Day-long: Between 18 and 30 hours. Your team should be adept at UTM-based navigation, proficient in rope skills (traversing/rappelling), and some races may require a support crew to transport your gear and supplies to the transition areas.
Multi-Day: Sleep-deprivation becomes an issue with these races that last from 36-48 hours. You will need advanced navigation skills for route choice, some ridiculous endurance, and a trusting relationship with your teammates.
Expedition: The granddaddies of adventure racing, expedition-length races are between three and ten days long. All of the previously mentioned skills are required but expeditions may also include mountaineering, beasts of burden, rope work, and technical paddling.
Why Adventure Racing?
Develop Teamwork: Adventure racing is a team sport, and its unique qualities require a skill set that parallels the recipe for success in life itself. The best teams in adventure racing are made up of individuals who have patience, strong communication, and leadership skills. You have to trust your teammates, and they must trust you–which brings us to our next point.

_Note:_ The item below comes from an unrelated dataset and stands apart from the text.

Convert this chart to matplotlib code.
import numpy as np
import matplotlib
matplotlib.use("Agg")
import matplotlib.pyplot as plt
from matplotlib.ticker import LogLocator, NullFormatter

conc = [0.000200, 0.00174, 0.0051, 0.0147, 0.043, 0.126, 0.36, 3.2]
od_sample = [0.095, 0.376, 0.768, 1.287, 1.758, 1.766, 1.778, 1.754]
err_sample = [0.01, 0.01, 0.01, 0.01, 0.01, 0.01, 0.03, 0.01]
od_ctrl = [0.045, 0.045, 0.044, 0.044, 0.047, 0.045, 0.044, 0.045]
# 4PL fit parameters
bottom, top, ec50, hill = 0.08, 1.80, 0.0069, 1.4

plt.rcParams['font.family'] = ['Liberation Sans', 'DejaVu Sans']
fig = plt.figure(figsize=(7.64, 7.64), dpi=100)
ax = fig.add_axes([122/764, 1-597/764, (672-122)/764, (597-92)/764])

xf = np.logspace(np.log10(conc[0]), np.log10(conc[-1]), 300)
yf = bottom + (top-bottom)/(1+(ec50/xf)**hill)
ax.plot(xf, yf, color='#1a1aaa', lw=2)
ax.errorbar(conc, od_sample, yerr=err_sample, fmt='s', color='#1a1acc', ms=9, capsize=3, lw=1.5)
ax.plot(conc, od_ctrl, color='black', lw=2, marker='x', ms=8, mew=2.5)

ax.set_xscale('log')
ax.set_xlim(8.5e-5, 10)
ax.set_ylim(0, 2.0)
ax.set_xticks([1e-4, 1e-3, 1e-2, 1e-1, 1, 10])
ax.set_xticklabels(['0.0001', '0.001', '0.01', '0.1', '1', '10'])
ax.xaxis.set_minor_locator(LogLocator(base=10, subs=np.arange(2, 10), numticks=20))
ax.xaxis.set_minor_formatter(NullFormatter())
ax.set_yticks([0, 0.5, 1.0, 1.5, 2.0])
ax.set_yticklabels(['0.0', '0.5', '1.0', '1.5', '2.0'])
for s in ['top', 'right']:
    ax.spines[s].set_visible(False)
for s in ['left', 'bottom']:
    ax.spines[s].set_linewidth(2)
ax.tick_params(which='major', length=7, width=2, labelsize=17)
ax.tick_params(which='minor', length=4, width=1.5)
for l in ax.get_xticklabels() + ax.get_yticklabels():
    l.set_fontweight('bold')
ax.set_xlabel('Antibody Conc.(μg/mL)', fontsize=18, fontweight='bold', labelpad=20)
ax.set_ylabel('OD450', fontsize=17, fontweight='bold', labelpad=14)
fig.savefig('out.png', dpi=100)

Learn Skills: No, you don’t have to be an expert at every endurance sport that may make up an adventure race, but you do need to be competent. Many teams assign specific jobs to each of their teammates who excel in any particular discipline. But to be safe, competitive, and have fun, teams spend significant time training together and developing a well-rounded set of skills. It is the perfect opportunity to finally learn how to actually use that compass you’ve had sitting around for years, or to improve your paddling technique for efficiency and speed.
Have a Goal to Work Towards: Pedaling mile after mile on the stationary bike at the gym with the vague goal of getting in shape isn’t very motivating or fulfilling. Pedaling a mountain bike through the woods with the goal of finishing an adventure race is. Working towards a goal gives you an unmatchable sense of purpose and satisfaction.

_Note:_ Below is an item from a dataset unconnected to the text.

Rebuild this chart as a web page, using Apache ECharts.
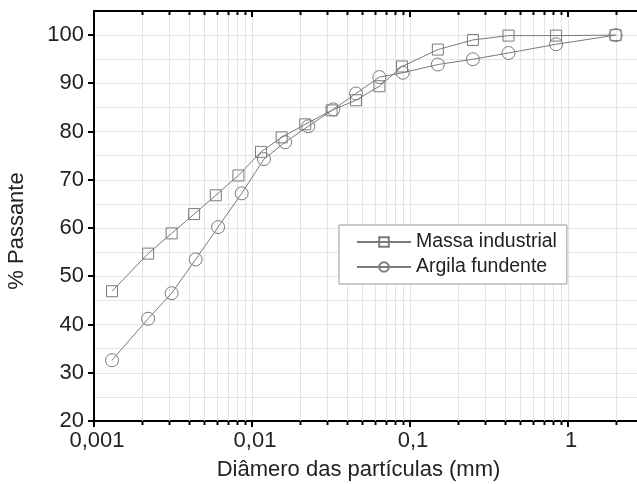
<!DOCTYPE html>
<html><head><meta charset="utf-8">
<script src="https://cdn.jsdelivr.net/npm/echarts@6/dist/echarts.min.js"></script>
<style>html,body{margin:0;padding:0;background:#fff}#c{width:637px;height:484px}</style>
</head><body><div id="c"></div>
<script>
// Data
const massaX = [0.0013,0.0022,0.0031,0.0043,0.0059,0.0082,0.0114,0.0154,0.0217,0.0319,0.0455,0.064,0.089,0.15,0.25,0.42,0.84,2.0];
const massaY = [46.9,54.7,58.9,62.9,66.8,70.9,75.8,78.8,81.5,84.4,86.5,89.4,93.5,97.0,99.0,99.9,99.9,100];
const argilaX = [0.0013,0.0022,0.0031,0.0044,0.0061,0.0086,0.0119,0.0162,0.0227,0.0327,0.0455,0.064,0.09,0.15,0.25,0.42,0.84,2.0];
const argilaY = [32.6,41.2,46.5,53.5,60.2,67.2,74.3,77.8,81.1,84.6,87.9,91.3,92.2,93.9,95.0,96.3,98.1,100];
const seriesNames = ['Massa industrial','Argila fundente'];
const xTickLabels = {'0.001':'0,001','0.01':'0,01','0.1':'0,1','1':'1'};
const xMinor = [0.002,0.003,0.004,0.005,0.006,0.007,0.008,0.009,
                0.02,0.03,0.04,0.05,0.06,0.07,0.08,0.09,
                0.2,0.3,0.4,0.5,0.6,0.7,0.8,0.9,2,3];
const yMajor = [20,30,40,50,60,70,80,90,100];
const X_MIN = 0.001, X_MAX = 3.16, Y_MIN = 20, Y_MAX = 105;

const FONT = "'Liberation Sans', Arial, sans-serif";
const GRID_C = '#e4e4e4';
const MARK_C = '#7a7a7a';

const chart = echarts.init(document.getElementById('c'), null, {renderer:'canvas'});
function fmtX(v){
  const k = String(+v.toPrecision(6));
  return xTickLabels[k] !== undefined ? xTickLabels[k] : '';
}
const option = {
  animation:false,
  backgroundColor:'#fff',
  textStyle:{fontFamily:FONT},
  grid:{left:94, top:11, right:-10, bottom:63, containLabel:false, outerBoundsMode:'none'},
  xAxis:[{
    type:'log', logBase:10, min:X_MIN, max:X_MAX, position:'bottom',
    axisLine:{show:true, lineStyle:{color:'#000', width:2}},
    axisTick:{show:true, inside:false, length:6, lineStyle:{color:'#000', width:2}},
    axisLabel:{formatter:fmtX, fontSize:22, color:'#222', margin:9, fontFamily:FONT, padding:[0,0,0,6]},
    splitLine:{show:true, lineStyle:{color:GRID_C, width:1}},
    name:'Diâmero das partículas (mm)', nameLocation:'middle', nameGap:38,
    nameTextStyle:{fontSize:22, color:'#222', fontFamily:FONT, padding:[0,24,0,0]}
  },{
    type:'log', logBase:10, min:X_MIN, max:X_MAX, position:'top',
    axisLine:{show:true, lineStyle:{color:'#000', width:2}},
    axisTick:{show:true, inside:true, length:6, lineStyle:{color:'#000', width:2}},
    axisLabel:{show:false}, splitLine:{show:false}
  }],
  yAxis:[{
    type:'value', min:Y_MIN, max:Y_MAX, interval:5,
    axisLine:{show:true, lineStyle:{color:'#000', width:2}},
    axisTick:{show:false},
    axisLabel:{fontSize:22, color:'#222', margin:10, fontFamily:FONT,
      formatter:v => yMajor.indexOf(v) >= 0 ? String(v) : ''},
    splitLine:{show:true, lineStyle:{color:GRID_C, width:1}},
    name:'% Passante', nameLocation:'middle', nameGap:66,
    nameTextStyle:{fontSize:22, color:'#222', fontFamily:FONT, padding:[0,30,0,0]}
  }],
  legend:{
    data:seriesNames, orient:'vertical', left:339, top:225,
    backgroundColor:'#fff', borderColor:'#999', borderWidth:1, borderRadius:0,
    padding:[7,10,7,17], itemGap:5, itemWidth:54, itemHeight:12,
    textStyle:{fontSize:19.5, color:'#222', fontFamily:FONT}
  },
  series:[
    {
      type:'custom', name:'xminor', silent:true, z:1, clip:false, xAxisIndex:0, yAxisIndex:0,
      data:xMinor.map(v => [v, Y_MIN]),
      encode:{x:0, y:1},
      renderItem:(params, api) => {
        const v = api.value(0);
        const b = api.coord([v, Y_MIN]);
        const t = api.coord([v, Y_MAX]);
        const x = Math.round(b[0]) + 0.5;
        return {type:'group', children:[
          {type:'line', shape:{x1:x, y1:b[1], x2:x, y2:t[1]}, style:{stroke:GRID_C, lineWidth:1}},
          {type:'line', shape:{x1:x, y1:b[1], x2:x, y2:b[1]+4}, style:{stroke:'#000', lineWidth:2}},
          {type:'line', shape:{x1:x, y1:t[1], x2:x, y2:t[1]+4}, style:{stroke:'#000', lineWidth:2}}
        ]};
      }
    },
    {
      type:'custom', name:'ymajor', silent:true, z:3, clip:false, xAxisIndex:0, yAxisIndex:0,
      data:yMajor.map(v => [X_MIN, v]),
      encode:{x:0, y:1},
      renderItem:(params, api) => {
        const p = api.coord([X_MIN, api.value(1)]);
        const y = Math.round(p[1]);
        return {type:'line', shape:{x1:p[0]-6, y1:y, x2:p[0], y2:y}, style:{stroke:'#000', lineWidth:2}};
      }
    },
    {
      name:seriesNames[0], type:'line', z:5,
      data:massaX.map((x,i) => [x, massaY[i]]),
      symbol:'rect', symbolSize:11, showSymbol:true,
      lineStyle:{color:MARK_C, width:1},
      itemStyle:{color:'rgba(255,255,255,0)', borderColor:MARK_C, borderWidth:1}
    },
    {
      name:seriesNames[1], type:'line', z:5,
      data:argilaX.map((x,i) => [x, argilaY[i]]),
      symbol:'circle', symbolSize:13, showSymbol:true,
      lineStyle:{color:MARK_C, width:1},
      itemStyle:{color:'rgba(255,255,255,0)', borderColor:MARK_C, borderWidth:1}
    }
  ]
};
chart.setOption(option);
</script>
</body></html>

Adventure Close to Home: In the responses to many of our travel and adventure articles, we have found that some readers have reservations and restrictions when it comes to seeking adventure. Many of us have families and career responsibilities and lack the free time and flexible schedule required for international wandering. Luckily, the sport of adventure racing need not require expensive flights or months away from home. Adventure races exist in every state in the U.S. and even urban hybrids have developed in many areas. A quick google search of your home state and the words “adventure racing” will likely turn up something relatively close to your residence.
It’s Hard: There’s no way around that. But it can serve as an expression against the common cultural prejudice that claims: “easier is better.” If we agree with Samuel Smiles’ remark above regarding hardship, then the participation in a sport that is both mentally and physically grueling can be seen as a step taken towards the expansion of one’s limits. Hardship is a thing to embrace; it is a constant reminder of your attempt to better yourself and move forward. As Casanova famously wrote, “The best feeling in life is when one is climbing the stairs.”

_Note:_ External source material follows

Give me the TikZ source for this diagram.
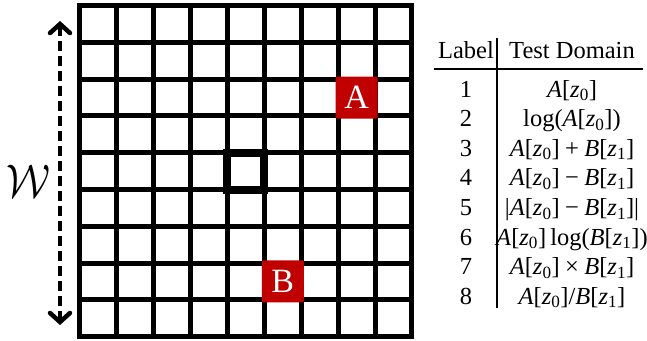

While we often admire the men of the past, it is not as though they were made out of a different substance than we are. Rather, they were refined through great hardships and challenges. These hardships were an unavoidable part of life for our forebearers. These days, modern conveniences and technology have made our lives a lot easier; great challenges are no longer inevitable. So we must go and seek them out for ourselves. Adventure racing is a great way to do that.